_What you will do_: Locate the word "this" in the material, then show every line that holds it.

## START Record excerpts

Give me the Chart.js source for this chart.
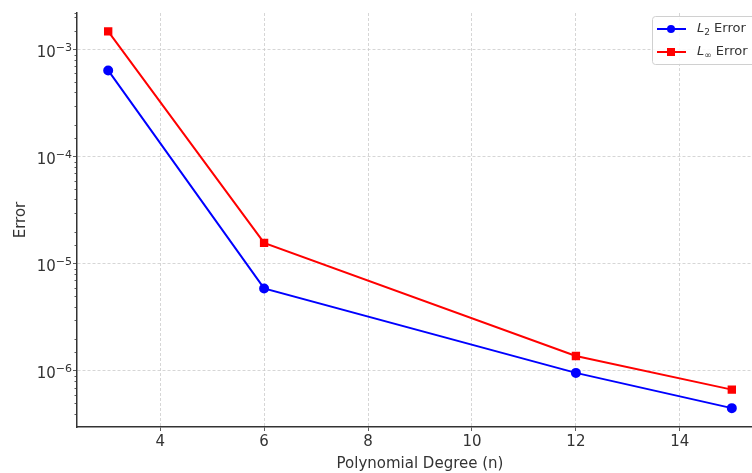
<!DOCTYPE html>
<html>
<head>
<meta charset="utf-8">
<script src="https://cdn.jsdelivr.net/npm/chart.js@4.4.0/dist/chart.umd.min.js"></script>
<style>
  html, body { margin: 0; padding: 0; background: #fff; overflow: hidden; }
  #wrap { width: 770px; height: 473px; }
</style>
</head>
<body>
<div id="wrap"><canvas id="grafico"></canvas></div>
<script>
const grados = [3, 6, 12, 15]
const errorL2 = [6.4e-4, 5.9e-6, 9.6e-7, 4.5e-7]
const errorLinf = [1.48e-3, 1.57e-5, 1.38e-6, 6.7e-7]
const ticksX = [4, 6, 8, 10, 12, 14]
const ticksY = [1e-6, 1e-5, 1e-4, 1e-3]

const esMayor = v => Math.abs(Math.log10(v) - Math.round(Math.log10(v))) < 1e-6

const fuente = "'DejaVu Sans', sans-serif"
const texto = '#333'

// etiquetas 10^n, ticks menores del eje y y leyenda estilo matplotlib
const extras = {
  id: 'extras',
  afterDraw(chart) {
    const ctx = chart.ctx
    const y = chart.scales.y
    const area = chart.chartArea
    ctx.save()
    ctx.strokeStyle = '#333'
    ctx.lineWidth = 0.8
    y.ticks.forEach(t => {
      if (esMayor(t.value)) return
      const py = Math.round(y.getPixelForValue(t.value)) + 0.5
      if (py < area.top || py > area.bottom) return
      ctx.beginPath()
      ctx.moveTo(area.left - 2.5, py)
      ctx.lineTo(area.left, py)
      ctx.stroke()
    })
    // etiquetas del eje y con exponente
    ctx.fillStyle = texto
    ctx.textBaseline = 'alphabetic'
    ctx.textAlign = 'right'
    ticksY.forEach(v => {
      const py = y.getPixelForValue(v)
      const exp = '−' + Math.abs(Math.round(Math.log10(v)))
      ctx.font = "11px " + fuente
      const wE = ctx.measureText(exp).width
      ctx.fillText(exp, area.left - 5, py + 1)
      ctx.font = "15px " + fuente
      ctx.fillText('10', area.left - 5 - wE, py + 7)
    })
    ctx.textAlign = 'left'
    // leyenda
    const bx = 652, by = 16, bw = 110, bh = 48
    ctx.fillStyle = 'rgba(255,255,255,0.85)'
    ctx.strokeStyle = '#d0d0d0'
    ctx.lineWidth = 1
    ctx.beginPath()
    ctx.roundRect(bx + 0.5, by + 0.5, bw, bh, 3)
    ctx.fill()
    ctx.stroke()
    const items = [
      { color: '#0000ff', sub: '2', forma: 'circulo', y: by + 13 },
      { color: '#ff0000', sub: '∞', forma: 'cuadrado', y: by + 36 }
    ]
    items.forEach(it => {
      ctx.strokeStyle = it.color
      ctx.fillStyle = it.color
      ctx.lineWidth = 2
      ctx.beginPath()
      ctx.moveTo(bx + 5, it.y)
      ctx.lineTo(bx + 34, it.y)
      ctx.stroke()
      if (it.forma === 'circulo') {
        ctx.beginPath()
        ctx.arc(bx + 19, it.y, 4, 0, Math.PI * 2)
        ctx.fill()
      } else {
        ctx.fillRect(bx + 15, it.y - 4, 8, 8)
      }
      ctx.fillStyle = texto
      ctx.textBaseline = 'middle'
      ctx.font = "italic 13px " + fuente
      ctx.fillText('L', bx + 45, it.y)
      const wL = ctx.measureText('L').width
      ctx.font = "9px " + fuente
      ctx.fillText(it.sub, bx + 45 + wL, it.y + 4)
      const wS = ctx.measureText(it.sub).width
      ctx.font = "13px " + fuente
      ctx.fillText(' Error', bx + 45 + wL + wS, it.y)
    })
    ctx.restore()
  }
}

const ctx = document.getElementById('grafico').getContext('2d')
const myChart = new Chart(ctx, {
  type: 'line',
  data: {
    datasets: [{
      label: 'L2 Error',
      data: grados.map((g, i) => ({ x: g, y: errorL2[i] })),
      borderColor: '#0000ff',
      backgroundColor: '#0000ff',
      borderWidth: 2,
      pointStyle: 'circle',
      pointRadius: 4,
      tension: 0
    }, {
      label: 'L∞ Error',
      data: grados.map((g, i) => ({ x: g, y: errorLinf[i] })),
      borderColor: '#ff0000',
      backgroundColor: '#ff0000',
      borderWidth: 2,
      pointStyle: 'rect',
      pointRadius: 4.5,
      tension: 0
    }]
  },
  options: {
    responsive: true,
    maintainAspectRatio: false,
    animation: false,
    layout: { padding: { top: 10, right: 7, left: 0, bottom: 0 } },
    plugins: {
      legend: { display: false },
      tooltip: { enabled: false }
    },
    scales: {
      x: {
        type: 'linear',
        min: 2.4,
        max: 15.6,
        afterBuildTicks: s => { s.ticks = ticksX.map(v => ({ value: v })) },
        afterFit: s => { s.height = 46 },
        ticks: { color: texto, font: { family: fuente, size: 15 }, padding: 2, maxRotation: 0 },
        grid: { color: '#cccccc', lineWidth: 0.8, tickColor: '#333', tickLength: 4 },
        border: { color: '#333', width: 1.5, dash: [3, 2] },
        title: { display: true, text: 'Polynomial Degree (n)', color: texto, font: { family: fuente, size: 15 }, padding: { top: 3, bottom: 0 } }
      },
      y: {
        type: 'logarithmic',
        min: 3.0e-7,
        max: 2.2e-3,
        afterFit: s => { s.width = 77 },
        ticks: {
          color: texto,
          font: { family: fuente, size: 15 },
          padding: 4,
          autoSkip: false,
          callback: () => ''
        },
        grid: {
          color: c => c.tick && esMayor(c.tick.value) ? '#cccccc' : 'rgba(0,0,0,0)',
          tickColor: c => c.tick && esMayor(c.tick.value) ? '#333' : 'rgba(0,0,0,0)',
          lineWidth: 0.8,
          tickLength: 4
        },
        border: { color: '#333', width: 1.5, dash: [3, 2] },
        title: { display: true, text: 'Error', color: texto, font: { family: fuente, size: 15 }, padding: { top: 12, bottom: 0 } }
      }
    }
  },
  plugins: [extras]
})
</script>
</body>
</html>
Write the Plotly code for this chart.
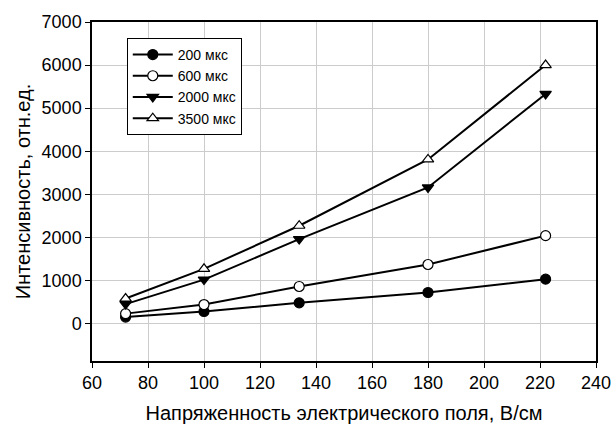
import plotly.graph_objects as go

field = [72, 100, 134, 180, 222]
s200 = [150, 280, 480, 720, 1030]
s600 = [230, 440, 860, 1370, 2040]
s2000 = [450, 1020, 1960, 3160, 5330]
s3500 = [580, 1270, 2270, 3810, 6000]
names = ["200 мкс", "600 мкс", "2000 мкс", "3500 мкс"]

series = [
    (names[0], s200, "circle", "black"),
    (names[1], s600, "circle", "white"),
    (names[2], s2000, "triangle-down", "black"),
    (names[3], s3500, "triangle-up", "white"),
]

fig = go.Figure()
for name, ys, sym, fill in series:
    fig.add_trace(go.Scatter(
        x=field, y=ys, name=name, mode="lines+markers",
        line=dict(color="black", width=2),
        marker=dict(symbol=sym, size=10, color=fill,
                    line=dict(color="black", width=1.2)),
    ))

font = "Liberation Sans, Arial, sans-serif"
fig.update_layout(
    width=613, height=425,
    margin=dict(l=92, r=17, t=17, b=64),
    paper_bgcolor="white", plot_bgcolor="white",
    font=dict(family=font, size=18, color="black"),
    showlegend=True,
    legend=dict(x=0.069, y=0.953, xanchor="left", yanchor="top",
                bordercolor="black", borderwidth=1, bgcolor="white",
                font=dict(size=14), tracegroupgap=0, itemwidth=40),
    xaxis=dict(range=[60, 240], tickvals=list(range(60, 241, 20)),
               showgrid=True, gridcolor="#cccccc", gridwidth=1,
               showline=True, linecolor="black", linewidth=1.5, mirror=True,
               ticks="outside", ticklen=5, tickcolor="black",
               title=dict(text="Напряженность электрического поля, В/см",
                          font=dict(size=20), standoff=14),
               zeroline=False, automargin=False),
    yaxis=dict(range=[-870, 7000], tickvals=list(range(0, 7001, 1000)),
               showgrid=True, gridcolor="#cccccc", gridwidth=1,
               showline=True, linecolor="black", linewidth=1.5, mirror=True,
               ticks="outside", ticklen=5, tickcolor="black",
               title=dict(text="Интенсивность, отн.ед.",
                          font=dict(size=20), standoff=6),
               zeroline=False),
)

fig.write_html("out.html")
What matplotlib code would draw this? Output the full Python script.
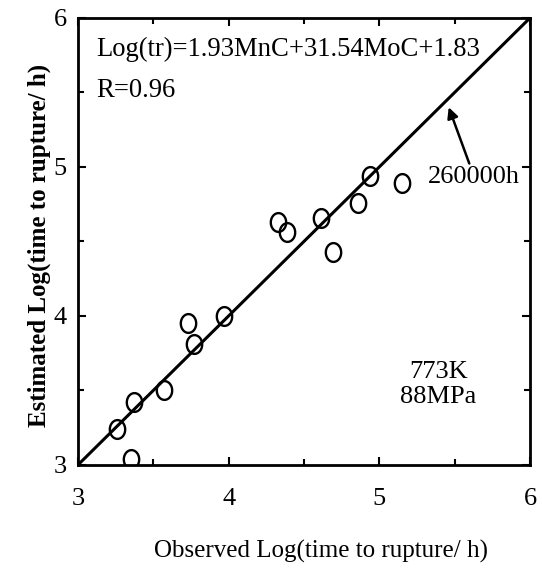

## END Record excerpts

_Task response_:
Give me the Chart.js source for this chart.
Write the Plotly code for this chart.
What matplotlib code would draw this? Output the full Python script.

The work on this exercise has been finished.